DIRECTION - From the first line of the listing below to the line with "12,12,12.5,11.5];", print each line exactly, and nothing more. Leave out the pictures.

DATA SEGMENT -

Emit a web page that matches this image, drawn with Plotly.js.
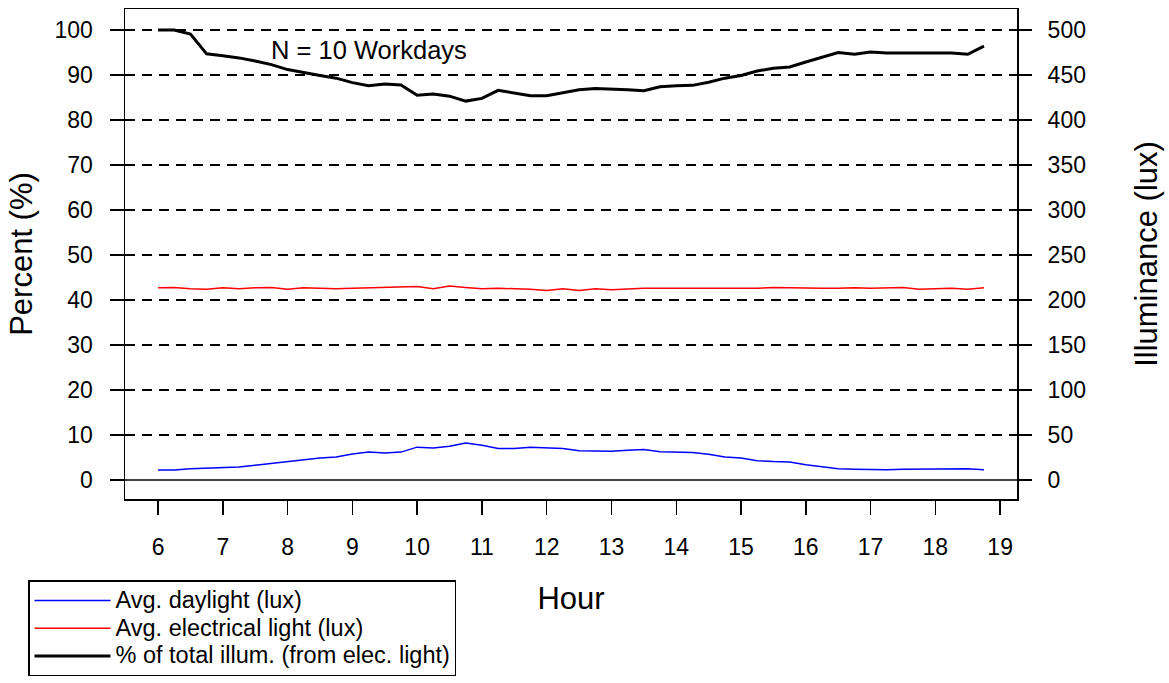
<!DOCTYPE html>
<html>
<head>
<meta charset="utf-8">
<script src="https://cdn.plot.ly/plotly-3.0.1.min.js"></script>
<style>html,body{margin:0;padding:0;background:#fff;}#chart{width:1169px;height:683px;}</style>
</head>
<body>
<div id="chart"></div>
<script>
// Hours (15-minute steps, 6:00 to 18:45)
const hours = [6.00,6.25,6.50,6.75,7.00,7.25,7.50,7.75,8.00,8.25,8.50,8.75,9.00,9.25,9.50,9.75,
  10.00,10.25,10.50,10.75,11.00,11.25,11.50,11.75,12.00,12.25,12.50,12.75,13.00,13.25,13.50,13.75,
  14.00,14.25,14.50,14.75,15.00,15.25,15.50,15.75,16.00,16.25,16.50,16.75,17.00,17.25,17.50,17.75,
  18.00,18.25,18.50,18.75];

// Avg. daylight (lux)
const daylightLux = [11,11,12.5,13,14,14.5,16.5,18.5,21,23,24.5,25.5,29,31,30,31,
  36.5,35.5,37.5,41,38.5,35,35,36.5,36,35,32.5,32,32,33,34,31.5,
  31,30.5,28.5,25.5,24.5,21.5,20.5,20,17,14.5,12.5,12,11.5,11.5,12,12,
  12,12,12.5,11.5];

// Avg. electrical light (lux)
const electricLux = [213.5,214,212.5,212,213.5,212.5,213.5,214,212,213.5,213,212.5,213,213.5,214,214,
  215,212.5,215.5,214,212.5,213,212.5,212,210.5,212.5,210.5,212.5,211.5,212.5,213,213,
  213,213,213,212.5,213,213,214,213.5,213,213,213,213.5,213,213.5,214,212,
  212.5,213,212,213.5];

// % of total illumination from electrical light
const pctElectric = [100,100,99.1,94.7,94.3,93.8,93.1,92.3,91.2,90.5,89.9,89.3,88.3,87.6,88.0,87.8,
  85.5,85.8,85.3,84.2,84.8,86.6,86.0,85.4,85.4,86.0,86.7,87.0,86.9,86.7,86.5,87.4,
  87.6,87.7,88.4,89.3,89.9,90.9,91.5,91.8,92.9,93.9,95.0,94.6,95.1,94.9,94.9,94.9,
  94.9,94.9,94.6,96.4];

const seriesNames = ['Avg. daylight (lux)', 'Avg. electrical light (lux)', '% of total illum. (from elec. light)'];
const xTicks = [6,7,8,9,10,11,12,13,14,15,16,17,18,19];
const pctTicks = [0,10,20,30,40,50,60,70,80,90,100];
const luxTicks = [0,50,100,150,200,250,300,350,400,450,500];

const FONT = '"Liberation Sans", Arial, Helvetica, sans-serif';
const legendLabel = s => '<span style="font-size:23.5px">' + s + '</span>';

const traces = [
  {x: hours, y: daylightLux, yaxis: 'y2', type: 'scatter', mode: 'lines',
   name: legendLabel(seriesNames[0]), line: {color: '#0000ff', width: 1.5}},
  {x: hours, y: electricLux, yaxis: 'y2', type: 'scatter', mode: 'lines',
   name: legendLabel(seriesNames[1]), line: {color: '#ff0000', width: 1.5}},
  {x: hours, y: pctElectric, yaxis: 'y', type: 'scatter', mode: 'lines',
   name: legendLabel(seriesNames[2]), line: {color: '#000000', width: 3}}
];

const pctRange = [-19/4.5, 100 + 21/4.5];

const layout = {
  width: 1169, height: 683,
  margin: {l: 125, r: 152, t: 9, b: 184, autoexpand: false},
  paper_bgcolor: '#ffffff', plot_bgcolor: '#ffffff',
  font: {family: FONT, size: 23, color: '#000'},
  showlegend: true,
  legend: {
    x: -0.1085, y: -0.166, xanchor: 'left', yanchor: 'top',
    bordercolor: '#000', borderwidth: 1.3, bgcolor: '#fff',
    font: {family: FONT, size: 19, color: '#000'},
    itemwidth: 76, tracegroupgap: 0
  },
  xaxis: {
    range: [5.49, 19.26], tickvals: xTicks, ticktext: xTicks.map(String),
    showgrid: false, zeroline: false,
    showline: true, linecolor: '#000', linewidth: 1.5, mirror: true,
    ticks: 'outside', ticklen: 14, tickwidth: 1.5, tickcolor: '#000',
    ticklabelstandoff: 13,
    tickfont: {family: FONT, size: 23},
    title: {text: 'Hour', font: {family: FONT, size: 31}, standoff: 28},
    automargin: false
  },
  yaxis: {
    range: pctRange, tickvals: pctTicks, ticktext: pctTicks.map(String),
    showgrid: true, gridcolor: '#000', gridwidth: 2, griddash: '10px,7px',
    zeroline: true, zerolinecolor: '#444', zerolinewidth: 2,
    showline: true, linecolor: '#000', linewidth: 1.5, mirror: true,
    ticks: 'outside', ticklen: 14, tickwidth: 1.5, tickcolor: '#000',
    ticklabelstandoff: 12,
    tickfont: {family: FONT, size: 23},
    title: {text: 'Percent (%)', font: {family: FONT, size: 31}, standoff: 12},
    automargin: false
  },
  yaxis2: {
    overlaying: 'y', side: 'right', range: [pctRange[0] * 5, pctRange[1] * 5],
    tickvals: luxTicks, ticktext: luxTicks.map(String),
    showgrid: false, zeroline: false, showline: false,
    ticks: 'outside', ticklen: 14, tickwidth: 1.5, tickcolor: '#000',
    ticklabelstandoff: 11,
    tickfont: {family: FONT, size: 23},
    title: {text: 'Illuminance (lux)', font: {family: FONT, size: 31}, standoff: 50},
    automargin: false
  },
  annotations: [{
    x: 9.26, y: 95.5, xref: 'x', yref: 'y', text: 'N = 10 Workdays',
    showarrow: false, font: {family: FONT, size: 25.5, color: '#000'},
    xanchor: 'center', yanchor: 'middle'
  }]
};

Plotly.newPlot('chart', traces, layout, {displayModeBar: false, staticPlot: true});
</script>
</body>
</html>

CORRECT RESPONSE -
Emit a web page that matches this image, drawn with Plotly.js.
<!DOCTYPE html>
<html>
<head>
<meta charset="utf-8">
<script src="https://cdn.plot.ly/plotly-3.0.1.min.js"></script>
<style>html,body{margin:0;padding:0;background:#fff;}#chart{width:1169px;height:683px;}</style>
</head>
<body>
<div id="chart"></div>
<script>
// Hours (15-minute steps, 6:00 to 18:45)
const hours = [6.00,6.25,6.50,6.75,7.00,7.25,7.50,7.75,8.00,8.25,8.50,8.75,9.00,9.25,9.50,9.75,
  10.00,10.25,10.50,10.75,11.00,11.25,11.50,11.75,12.00,12.25,12.50,12.75,13.00,13.25,13.50,13.75,
  14.00,14.25,14.50,14.75,15.00,15.25,15.50,15.75,16.00,16.25,16.50,16.75,17.00,17.25,17.50,17.75,
  18.00,18.25,18.50,18.75];

// Avg. daylight (lux)
const daylightLux = [11,11,12.5,13,14,14.5,16.5,18.5,21,23,24.5,25.5,29,31,30,31,
  36.5,35.5,37.5,41,38.5,35,35,36.5,36,35,32.5,32,32,33,34,31.5,
  31,30.5,28.5,25.5,24.5,21.5,20.5,20,17,14.5,12.5,12,11.5,11.5,12,12,
  12,12,12.5,11.5];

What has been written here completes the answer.